The legal concept of an undisclosed principal arises in agency law when a third party enters into a contract with an agent without knowing the identity of the principal, i.e., the person or entity on whose behalf the agent is acting. In such a scenario, the agent may act on behalf of a principal whose identity is not disclosed to the third party. This means that the undisclosed principal is bound by the actions of the agent as if the principal were directly involved in the transaction. Therefore, even if the third party is not aware of the identity of the principal at the time of entering into the contract, the principal can still be held responsible for the terms of the contract.
In order for the concept of an undisclosed principal to apply, certain conditions must be met. Firstly, there must be a valid agency relationship between the agent and the undisclosed principal. This means that the agent must be acting on behalf of the principal. Secondly, the agent must have the authority to act on behalf of the principal. If the agent exceeds their authority, the undisclosed principal may not be bound by the contract.
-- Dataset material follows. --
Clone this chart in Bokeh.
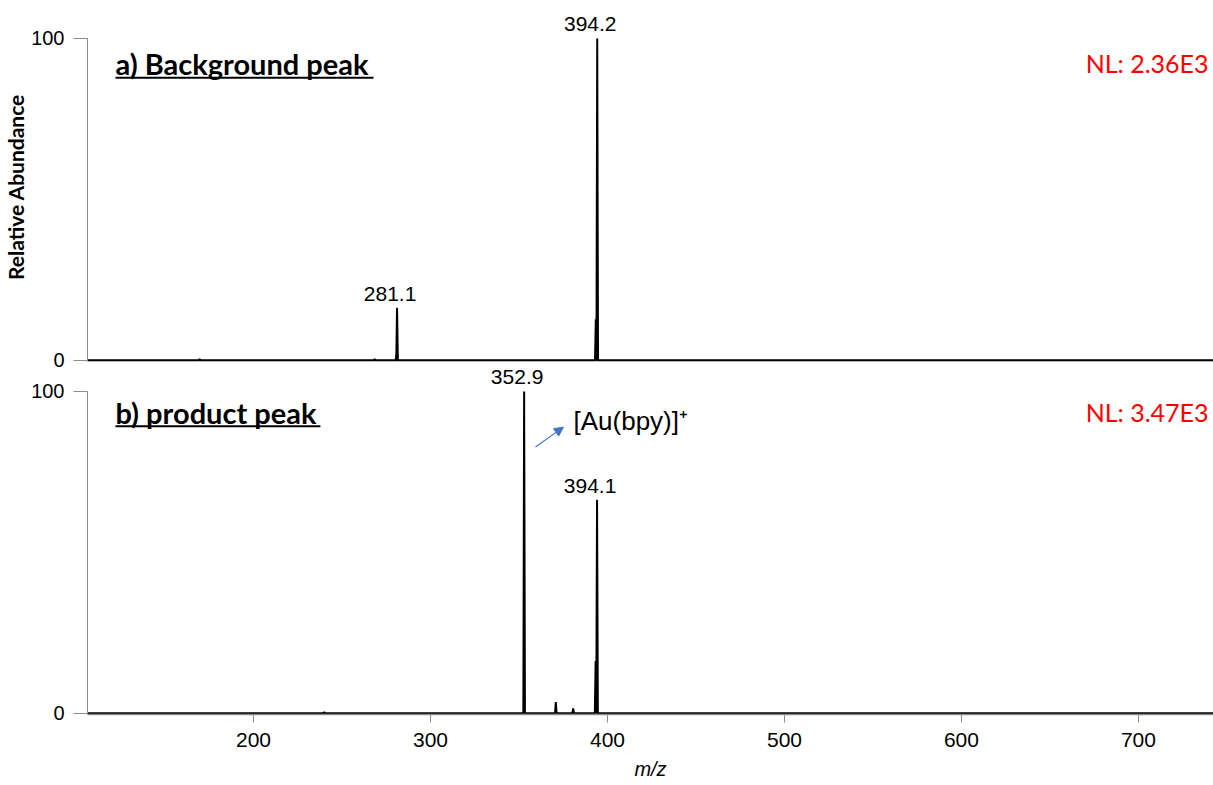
from bokeh.plotting import figure
from bokeh.layouts import column
from bokeh.models import Range1d, FixedTicker, Label, Arrow, NormalHead
from bokeh.embed import file_html
from bokeh.resources import INLINE

# m/z window shown on both panels
MZ_MIN, MZ_MAX = 106.2, 742.4
X_TICKS = [200, 300, 400, 500, 600, 700]

# a) background spectrum: centroid m/z and relative abundance (%)
bg_mz = [169.5, 268.4, 280.8, 281.1, 393.4, 394.2]
bg_int = [0.4, 0.4, 2.5, 16.3, 12.7, 100.0]
bg_labels = {"281.1": (281.1, 16.3), "394.2": (394.2, 100.0)}
bg_nl = "NL: 2.36E3"

# b) product spectrum
pr_mz = [240.0, 352.9, 370.8, 380.6, 393.3, 394.1]
pr_int = [0.3, 100.0, 3.5, 1.5, 16.2, 66.3]
pr_labels = {"352.9": (352.9, 100.0), "394.1": (394.1, 66.3)}
pr_nl = "NL: 3.47E3"

PEAK_HALF_WIDTH = 0.45
Y_FLOOR = -0.4          # keeps the 0 baseline clear of the frame edge
GREY = "#8c8c8c"
NUM_FONT = "Liberation Sans"
CAL_FONT = "Lato"


def profile(mz, inten):
    """Turn centroids into a stick-like profile trace over the full window."""
    xs, ys = [MZ_MIN], [0.0]
    for m, h in sorted(zip(mz, inten)):
        xs += [m - PEAK_HALF_WIDTH, m, m + PEAK_HALF_WIDTH]
        ys += [0.0, h, 0.0]
    xs.append(MZ_MAX)
    ys.append(0.0)
    return xs, ys


def make_panel(height, y_top, top, bottom, show_x):
    p = figure(width=1213, height=height, output_backend="svg",
               toolbar_location=None,
               x_range=Range1d(MZ_MIN, MZ_MAX),
               y_range=Range1d(Y_FLOOR, y_top),
               min_border_left=87, min_border_right=0,
               min_border_top=top, min_border_bottom=bottom)
    p.outline_line_color = None
    p.xgrid.visible = False
    p.ygrid.visible = False
    p.background_fill_alpha = 0
    p.border_fill_alpha = 0

    ya = p.yaxis[0]
    ya.ticker = FixedTicker(ticks=[0, 100])
    ya.bounds = (Y_FLOOR, 100)
    ya.major_tick_out = 14
    ya.major_tick_in = 0
    ya.minor_tick_out = 0
    ya.minor_tick_in = 0
    ya.axis_line_color = GREY
    ya.major_tick_line_color = GREY
    ya.major_label_text_font = NUM_FONT
    ya.major_label_text_font_size = "20px"
    ya.major_label_text_color = "black"
    ya.major_label_standoff = 9

    if show_x:
        xa = p.xaxis[0]
        xa.axis_line_color = GREY
        xa.axis_line_width = 1.5
        xa.ticker = FixedTicker(ticks=X_TICKS)
        xa.major_tick_out = 8
        xa.major_tick_in = 0
        xa.minor_tick_out = 0
        xa.minor_tick_in = 0
        xa.major_tick_line_color = GREY
        xa.major_label_text_font = NUM_FONT
        xa.major_label_text_font_size = "21px"
        xa.major_label_text_color = "black"
        xa.major_label_standoff = 10
    else:
        p.xaxis.visible = False
        # thin grey axis line under the baseline
        p.line([MZ_MIN, MZ_MAX], [Y_FLOOR * 0.6, Y_FLOOR * 0.6],
               line_color=GREY, line_width=1.5)
    return p


def decorate(p, mz, inten, labels, title, title_y, title_w, nl, nl_y):
    xs, ys = profile(mz, inten)
    p.line(xs, ys, line_color="black", line_width=2)
    for text, (m, h) in labels.items():
        p.add_layout(Label(x=m, y=h + 4.4, text=text, text_align="center",
                           text_baseline="middle", x_offset=-7,
                           text_font=NUM_FONT, text_font_size="21px",
                           text_color="black"))
    title_x = 122.0
    p.add_layout(Label(x=title_x, y=title_y, text=title,
                       text_baseline="middle", text_font=CAL_FONT,
                       text_font_style="bold", text_font_size="29px",
                       text_color="black"))
    # underline below the panel title
    p.segment(x0=[title_x], y0=[title_y - 4.4], x1=[title_x + title_w],
              y1=[title_y - 4.4], line_color="black", line_width=2)
    p.add_layout(Label(x=MZ_MAX - 2.8, y=nl_y, text=nl, text_align="right",
                       text_baseline="middle", text_font=CAL_FONT,
                       text_font_size="25px", text_color="red"))


top = make_panel(380, 108.05, 12, 19, False)
top.yaxis[0].axis_label = "Relative Abundance"
top.yaxis[0].axis_label_text_font = CAL_FONT
top.yaxis[0].axis_label_text_font_style = "bold"
top.yaxis[0].axis_label_text_font_size = "21px"
top.yaxis[0].axis_label_text_color = "black"
top.yaxis[0].axis_label_standoff = 0
decorate(top, bg_mz, bg_int, bg_labels, "a) Background peak", 92.2, 145.8,
         bg_nl, 92.3)

# the lower panel tucks up under the upper one's bottom border
bot = make_panel(423, 107.74, 4, 71, True)
bot.margin = (-18, 0, 0, 0)
bot.xaxis[0].axis_label = "m/z"
bot.xaxis[0].axis_label_text_font = NUM_FONT
bot.xaxis[0].axis_label_text_font_style = "italic"
bot.xaxis[0].axis_label_text_font_size = "20px"
bot.xaxis[0].axis_label_text_color = "black"
bot.xaxis[0].axis_label_standoff = 8
decorate(bot, pr_mz, pr_int, pr_labels, "b) product peak", 93.6, 115.8,
         pr_nl, 93.5)

# ion annotation with pointer to the 352.9 peak
bot.add_layout(Label(x=380.8, y=90.7, text="[Au(bpy)]\u207a",
                     text_baseline="middle", text_font=NUM_FONT,
                     text_font_size="26px", text_color="black"))
bot.add_layout(Arrow(x_start=359.3, y_start=82.7, x_end=375.1, y_end=88.9,
                     line_color="#4472c4", line_width=1.2,
                     end=NormalHead(size=9, fill_color="#4472c4",
                                    line_color="#4472c4")))

layout = column(top, bot, spacing=0)
open("out.html", "w").write(file_html(layout, INLINE))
Thirdly, the third party entering into the contract must not be aware of the identity of the principal. If the third party knows the identity of the principal, the concept of an undisclosed principal typically does not apply.
It is important to note that while the undisclosed principal is bound by the contract, the agent may also be held personally liable unless there is an agreement stating otherwise. This legal concept is significant in commercial transactions and can have implications for the rights and obligations of the parties involved.